>> START

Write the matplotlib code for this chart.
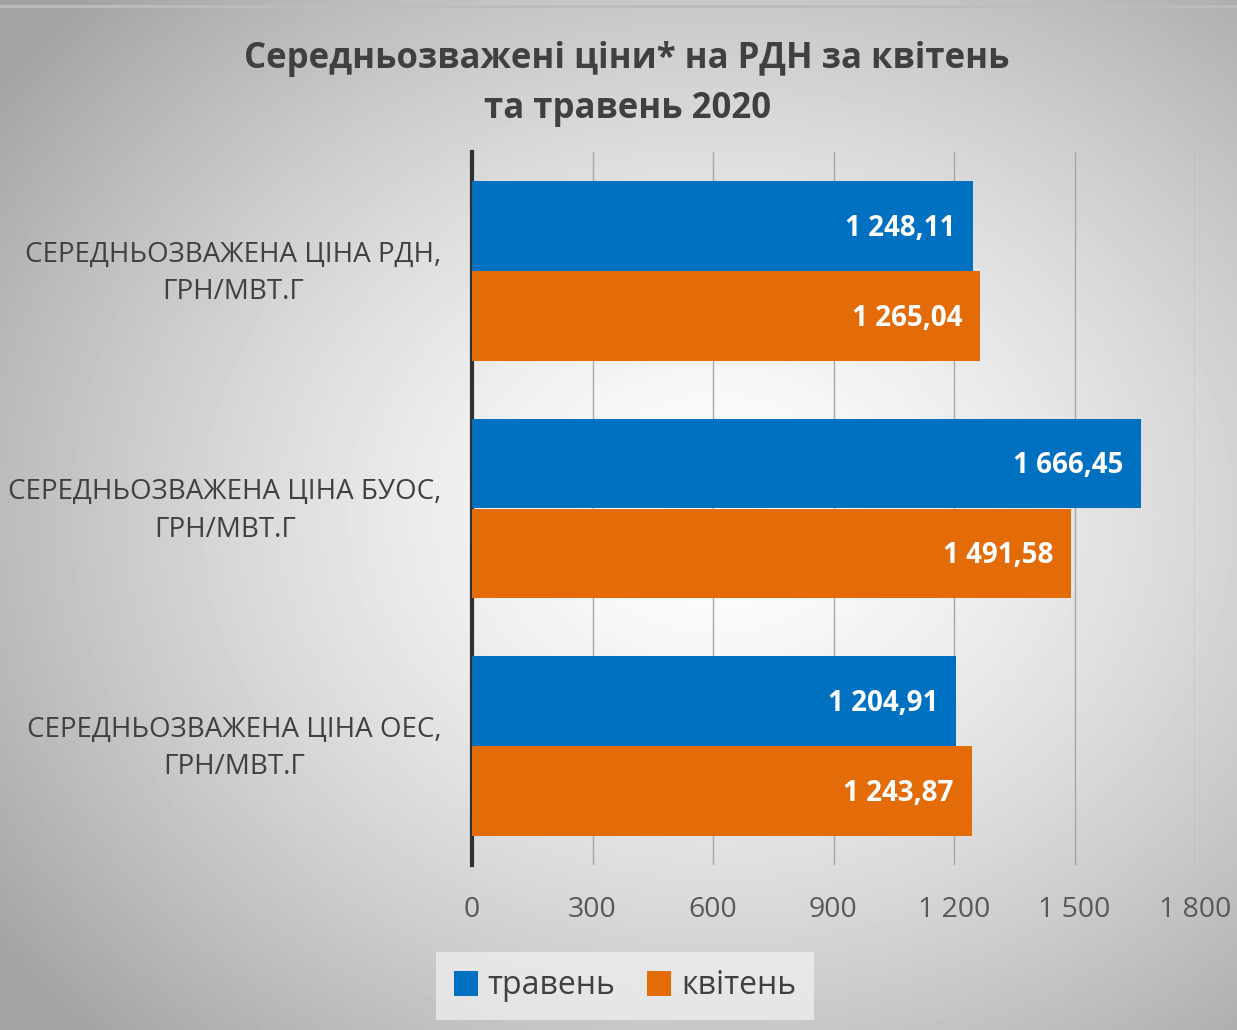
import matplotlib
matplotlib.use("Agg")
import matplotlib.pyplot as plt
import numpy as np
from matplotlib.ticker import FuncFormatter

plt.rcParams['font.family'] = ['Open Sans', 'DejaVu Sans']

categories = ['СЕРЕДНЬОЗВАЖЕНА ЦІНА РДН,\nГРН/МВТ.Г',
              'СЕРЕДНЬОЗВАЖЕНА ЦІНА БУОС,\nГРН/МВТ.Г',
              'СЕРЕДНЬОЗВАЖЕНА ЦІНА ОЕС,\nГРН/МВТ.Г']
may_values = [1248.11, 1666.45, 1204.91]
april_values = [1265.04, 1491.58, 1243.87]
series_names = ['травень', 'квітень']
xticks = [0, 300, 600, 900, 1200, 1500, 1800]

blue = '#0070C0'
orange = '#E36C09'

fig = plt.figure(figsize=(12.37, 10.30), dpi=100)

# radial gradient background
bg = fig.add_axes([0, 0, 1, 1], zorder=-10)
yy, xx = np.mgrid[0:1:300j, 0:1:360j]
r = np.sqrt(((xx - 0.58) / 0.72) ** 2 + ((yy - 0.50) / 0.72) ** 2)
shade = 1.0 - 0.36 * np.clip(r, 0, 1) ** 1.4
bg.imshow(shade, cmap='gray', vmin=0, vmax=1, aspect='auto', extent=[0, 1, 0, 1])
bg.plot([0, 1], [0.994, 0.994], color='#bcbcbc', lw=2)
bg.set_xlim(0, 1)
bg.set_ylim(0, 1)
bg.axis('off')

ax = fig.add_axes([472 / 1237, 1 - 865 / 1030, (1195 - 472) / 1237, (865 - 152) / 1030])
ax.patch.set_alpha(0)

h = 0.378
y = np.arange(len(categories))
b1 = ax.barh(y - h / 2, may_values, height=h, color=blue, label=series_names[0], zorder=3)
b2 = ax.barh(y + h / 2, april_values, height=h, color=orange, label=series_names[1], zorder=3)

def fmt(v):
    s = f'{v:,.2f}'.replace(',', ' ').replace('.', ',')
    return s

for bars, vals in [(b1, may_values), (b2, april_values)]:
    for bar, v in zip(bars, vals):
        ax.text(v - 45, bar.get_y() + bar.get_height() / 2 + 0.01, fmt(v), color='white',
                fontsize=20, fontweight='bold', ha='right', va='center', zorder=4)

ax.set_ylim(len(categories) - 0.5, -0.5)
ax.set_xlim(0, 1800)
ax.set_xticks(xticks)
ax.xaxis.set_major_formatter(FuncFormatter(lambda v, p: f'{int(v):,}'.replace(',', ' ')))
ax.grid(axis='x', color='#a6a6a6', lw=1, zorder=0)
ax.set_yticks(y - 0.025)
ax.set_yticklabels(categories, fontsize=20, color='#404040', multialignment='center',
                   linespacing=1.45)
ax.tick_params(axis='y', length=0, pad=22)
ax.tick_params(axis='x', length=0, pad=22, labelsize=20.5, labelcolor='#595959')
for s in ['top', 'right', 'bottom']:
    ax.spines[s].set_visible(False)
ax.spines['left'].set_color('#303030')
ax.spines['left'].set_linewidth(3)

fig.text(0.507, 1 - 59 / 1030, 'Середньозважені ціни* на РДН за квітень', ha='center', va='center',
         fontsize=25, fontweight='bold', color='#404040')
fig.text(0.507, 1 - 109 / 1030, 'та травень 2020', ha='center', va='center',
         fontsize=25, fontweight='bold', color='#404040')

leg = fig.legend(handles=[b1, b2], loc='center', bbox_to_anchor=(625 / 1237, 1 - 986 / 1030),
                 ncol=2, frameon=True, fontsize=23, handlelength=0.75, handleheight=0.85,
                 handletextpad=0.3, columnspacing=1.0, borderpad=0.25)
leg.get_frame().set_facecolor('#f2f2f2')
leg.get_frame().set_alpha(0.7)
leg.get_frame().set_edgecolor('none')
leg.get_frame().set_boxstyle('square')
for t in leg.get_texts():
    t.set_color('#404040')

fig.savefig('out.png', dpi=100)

>> END

(Stated exercise) Say how many lines of the data include the string "matplotlib". Nothing other than the number should be given.

(Task result) 5